| HN Mirror

Y	Hacker News new \| ask \| show \| jobs

by eadmund 237 days ago

> splitting a line into words is a whole project on its own

Is it[1]? My version below accumulates alphabetical characters until it encounters a non-alphabetical one, then increments the count for the accumulated word and resets the accumulator.

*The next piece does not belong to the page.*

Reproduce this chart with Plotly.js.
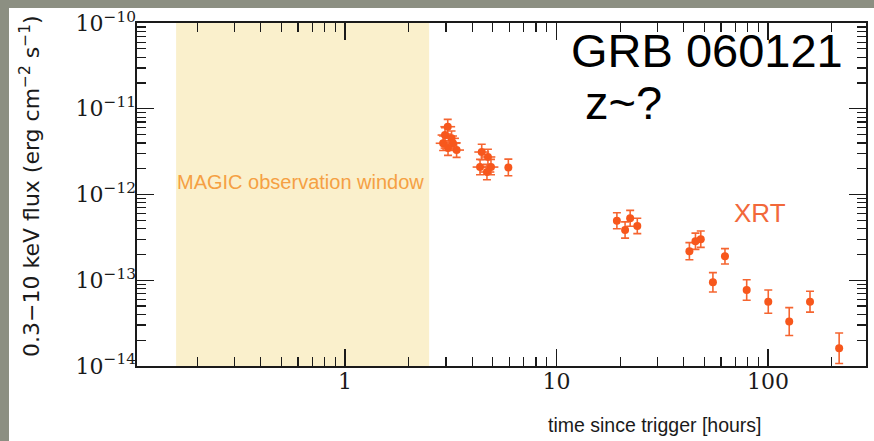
<!DOCTYPE html>
<html>
<head>
<meta charset="utf-8">
<script src="https://cdn.plot.ly/plotly-3.0.1.min.js"></script>
<style>
  html, body { margin: 0; padding: 0; background: #8c8f82; width: 874px; height: 441px; overflow: hidden; }
  #chart { position: absolute; left: 9px; top: 8px; width: 865px; height: 433px; }
</style>
</head>
<body>
<div id="chart"></div>
<script>
// ---- data ----
const timeHours = [2.91, 3.06, 2.97, 3.19, 3.24, 3.37, 3.07,
                   4.43, 4.74, 4.35, 4.90, 4.69, 5.92,
                   19.3, 21.1, 22.3, 24.1,
                   42.5, 45.4, 48.1, 54.9, 62.6, 79.3, 100.3, 126, 158, 217];
const fluxXRT = [3.96e-12, 6.18e-12, 4.94e-12, 4.52e-12, 3.96e-12, 3.30e-12, 3.48e-12,
                 3.13e-12, 2.74e-12, 2.09e-12, 2.09e-12, 1.83e-12, 2.07e-12,
                 4.94e-13, 3.85e-13, 5.27e-13, 4.30e-13,
                 2.18e-13, 2.85e-13, 3.01e-13, 9.46e-14, 1.90e-13, 7.69e-14, 5.62e-14, 3.29e-14, 5.62e-14, 1.61e-14];
// vertical error half-size in decades (log10)
const fluxErrDex = [0.085, 0.085, 0.085, 0.085, 0.085, 0.085, 0.085,
                    0.09, 0.09, 0.09, 0.09, 0.09, 0.097,
                    0.093, 0.095, 0.093, 0.09,
                    0.10, 0.095, 0.095, 0.113, 0.09, 0.12, 0.136, 0.163, 0.122, 0.178];
// horizontal (time bin) half-size in decades
const timeErrDex = [0.035, 0.035, 0.035, 0.035, 0.035, 0.035, 0.035,
                    0.035, 0.035, 0.035, 0.035, 0.035, 0,
                    0, 0, 0, 0,
                    0, 0, 0, 0, 0, 0, 0, 0, 0, 0];
const magicWindow = [0.159, 2.5];          // hours
const fluxLimits = [1e-14, 1e-10];         // axis extent
const xTickVals = [1, 10, 100];
const xTickText = ['1', '10', '100'];
const yTickVals = [1e-14, 1e-13, 1e-12, 1e-11, 1e-10];
const yTickText = ['10<sup>−14</sup>', '10<sup>−13</sup>', '10<sup>−12</sup>', '10<sup>−11</sup>', '10<sup>−10</sup>'];
const xDecades = [0.1, 1, 10, 100];
const yDecades = [1e-14, 1e-13, 1e-12, 1e-11];
const minorMultiples = [2, 3, 4, 5, 6, 7, 8, 9];

// ---- derived ----
const ptColor = '#f7571c';
const barColor = '#f56530';
const ink = '#1a1a1a';
const xRange = [-0.9835, 2.4634];
const yRange = [-14.001, -9.999];

const errUp = fluxXRT.map((f, i) => f * (Math.pow(10, fluxErrDex[i]) - 1));
const errDn = fluxXRT.map((f, i) => f * (1 - Math.pow(10, -fluxErrDex[i])));
const xErrUp = timeHours.map((t, i) => t * (Math.pow(10, timeErrDex[i]) - 1));
const xErrDn = timeHours.map((t, i) => t * (1 - Math.pow(10, -timeErrDex[i])));
const inRange = (v, r) => Math.log10(v) > r[0] && Math.log10(v) < r[1];
const xMinor = [];
xDecades.forEach(d => minorMultiples.forEach(m => { if (inRange(d * m, xRange)) xMinor.push(d * m); }));
const yMinor = [];
yDecades.forEach(d => minorMultiples.forEach(m => { if (inRange(d * m, yRange)) yMinor.push(d * m); }));

const bandTrace = {
  x: [magicWindow[0], magicWindow[1], magicWindow[1], magicWindow[0], magicWindow[0]],
  y: [fluxLimits[0], fluxLimits[0], fluxLimits[1], fluxLimits[1], fluxLimits[0]],
  type: 'scatter', mode: 'lines', fill: 'toself', fillcolor: '#faf0cc',
  line: { width: 0, color: '#faf0cc' }, hoverinfo: 'skip'
};

const dataTrace = {
  x: timeHours, y: fluxXRT, type: 'scatter', mode: 'markers',
  marker: { color: ptColor, size: 8 },
  error_y: { type: 'data', symmetric: false, array: errUp, arrayminus: errDn,
             color: barColor, thickness: 1.6, width: 4 },
  error_x: { type: 'data', symmetric: false, array: xErrUp, arrayminus: xErrDn,
             color: barColor, thickness: 1.6, width: 0 },
  hoverinfo: 'x+y'
};

// invisible copies on the overlay axes (minor ticks; tick labels)
const minorAxisTrace = {
  x: timeHours, y: fluxXRT, type: 'scatter', mode: 'markers', xaxis: 'x2', yaxis: 'y2',
  marker: { opacity: 0, size: 1 }, hoverinfo: 'skip'
};
const labelAxisTrace = {
  x: timeHours, y: fluxXRT, type: 'scatter', mode: 'markers', xaxis: 'x3', yaxis: 'y3',
  marker: { opacity: 0, size: 1 }, hoverinfo: 'skip'
};

const labelFont = { family: 'DejaVu Serif', size: 22, color: ink };

const layout = {
  width: 865, height: 433,
  margin: { l: 128, r: 8, t: 15, b: 75 },
  paper_bgcolor: '#ffffff', plot_bgcolor: '#ffffff',
  showlegend: false,
  xaxis: {
    type: 'log', range: xRange,
    showgrid: false, zeroline: false, showline: true, linecolor: ink, linewidth: 1.6,
    mirror: 'ticks', ticks: 'inside', ticklen: 17, tickwidth: 1.3, tickcolor: ink,
    tickmode: 'array', tickvals: xTickVals, showticklabels: false
  },
  yaxis: {
    type: 'log', range: yRange,
    showgrid: false, zeroline: false, showline: true, linecolor: ink, linewidth: 1.6,
    mirror: 'ticks', ticks: 'inside', ticklen: 17, tickwidth: 1.3, tickcolor: ink,
    tickmode: 'array', tickvals: yTickVals, showticklabels: false
  },
  xaxis2: {
    type: 'log', range: xRange, overlaying: 'x', anchor: 'y2', side: 'bottom',
    showgrid: false, zeroline: false, showline: true, linecolor: ink, linewidth: 1.6,
    showticklabels: false,
    mirror: 'ticks', ticks: 'inside', ticklen: 9, tickwidth: 1.2, tickcolor: ink,
    tickmode: 'array', tickvals: xMinor
  },
  yaxis2: {
    type: 'log', range: yRange, overlaying: 'y', anchor: 'x2', side: 'left',
    showgrid: false, zeroline: false, showline: true, linecolor: ink, linewidth: 1.6,
    showticklabels: false,
    mirror: 'ticks', ticks: 'inside', ticklen: 9, tickwidth: 1.2, tickcolor: ink,
    tickmode: 'array', tickvals: yMinor
  },
  xaxis3: {
    type: 'log', range: xRange, overlaying: 'x', anchor: 'y3', side: 'bottom',
    showgrid: false, zeroline: false, showline: false, ticks: '',
    tickmode: 'array', tickvals: xTickVals, ticktext: xTickText, tickfont: labelFont
  },
  yaxis3: {
    type: 'log', range: yRange, overlaying: 'y', anchor: 'x3', side: 'left',
    showgrid: false, zeroline: false, showline: false, ticks: '',
    tickmode: 'array', tickvals: yTickVals, ticktext: yTickText, tickfont: labelFont,
    ticklabeloverflow: 'allow'
  },
  annotations: [
    { text: 'GRB 060121', xref: 'paper', yref: 'paper', x: 0.592, y: 0.921,
      xanchor: 'left', yanchor: 'middle', showarrow: false,
      font: { family: 'Liberation Sans', size: 47, color: '#000000' } },
    { text: 'z~?', xref: 'paper', yref: 'paper', x: 0.6118, y: 0.7668,
      xanchor: 'left', yanchor: 'middle', showarrow: false,
      font: { family: 'Liberation Sans', size: 47, color: '#000000' } },
    { text: 'MAGIC observation window', xref: 'paper', yref: 'paper', x: 0.2236, y: 0.5364,
      xanchor: 'center', yanchor: 'middle', showarrow: false,
      font: { family: 'Liberation Sans', size: 20, color: '#f5a043' } },
    { text: 'XRT', xref: 'paper', yref: 'paper', x: 0.8546, y: 0.446,
      xanchor: 'center', yanchor: 'middle', showarrow: false,
      font: { family: 'Liberation Sans', size: 26, color: '#f2683a' } },
    { text: 'time since trigger [hours]', xref: 'paper', yref: 'paper', x: 0.7106, y: -0.172,
      xanchor: 'center', yanchor: 'middle', showarrow: false,
      font: { family: 'Liberation Sans', size: 19.5, color: ink } },
    { text: '0.3−10 keV flux (erg cm<sup>−2</sup> s<sup>−1</sup>)', xref: 'paper', yref: 'paper',
      x: -0.1468, y: 0.525, textangle: -90,
      xanchor: 'center', yanchor: 'middle', showarrow: false,
      font: { family: 'DejaVu Sans', size: 22, color: ink } }
  ]
};

Plotly.newPlot('chart', [bandTrace, dataTrace, minorAxisTrace, labelAxisTrace], layout, { displayModeBar: false, staticPlot: true });
</script>
</body>
</html>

    (let (c accumulator (counts (make-hash-table :test #'equal)))
      (handler-case
          (loop
            (setq c (read-char))
            (if (find c "ABCDEFGHIJKLMNOPQRSTUVWXYZ" :test #'char-equal)
                (push (char-downcase c) accumulator)
                (when accumulator
                  (incf (gethash (coerce (reverse accumulator) 'string) counts 0))
                  (setq accumulator nil))))
        (end-of-file ()
          (when accumulator
            (incf (gethash (coerce (reverse accumulator) 'string) counts 0))
            (setq accumulator nil))
          (maphash #'(lambda (word count)
                       (push (list count word) accumulator))
                   counts)
          (format t "~{~&~{~a ~a~}~%~}" (reverse (last (sort accumulator #'< :key #'car)
                                                       (let ((n (second sb-ext:*posix-argv*)))
                                                         (if n (parse-integer n) 100))))))))

It’s not exactly pretty or idiomatic, but its 19 lines appear to get the job done.

1: Well, technically it is, because there is SPLIT-SEQUENCE: https://github.com/sharplispers/split-sequence

1 comments

kragen 237 days ago

Hey, this is great! Thanks!

It does look a lot like what I was thinking would be necessary. About 9 of the 19 lines are concerned with splitting the input into words. Also, I think you have omitted the secondary key sort (alphabetical ascending), although that's only about one more line of code, something like

  #'(lambda (a b)
       (or (< (car a) (car b)) 
           (and (= (car a) (car b)) 
                (string> (cadr a) (cadr b)))))

Because the lines of code are longer, it's about 3× as much code as the verbose Perl version.

In SBCL on my phone it's consistently slower than Perl on my test file (the King James Bible), but only slightly: 2.11 seconds to Perl's 2.05–2.07. It's pretty surprising that they are so close.

link

eadmund 236 days ago

Doh, I missed the secondary sort.

Were I trying to optimise this, I would test to see if a hash table of alphabetical characters is better, or just checking (or (and (char>= c #\A) (char<= c #\Z)) (and (char>= c #\a) (char<= c #\z))). The accumulator would probably be better as an adjustable array with a fill pointer allocated once, filled with VECTOR-PUSH-EXTEND and reset each time. It might be better to use DO, initializing C and declaring its type.

Also worth giving it a shot with (optimize (speed 3) (safety 0)) just to see if it makes a difference.

Yes, definitely more verbose. Perl is good at this sort of task!

link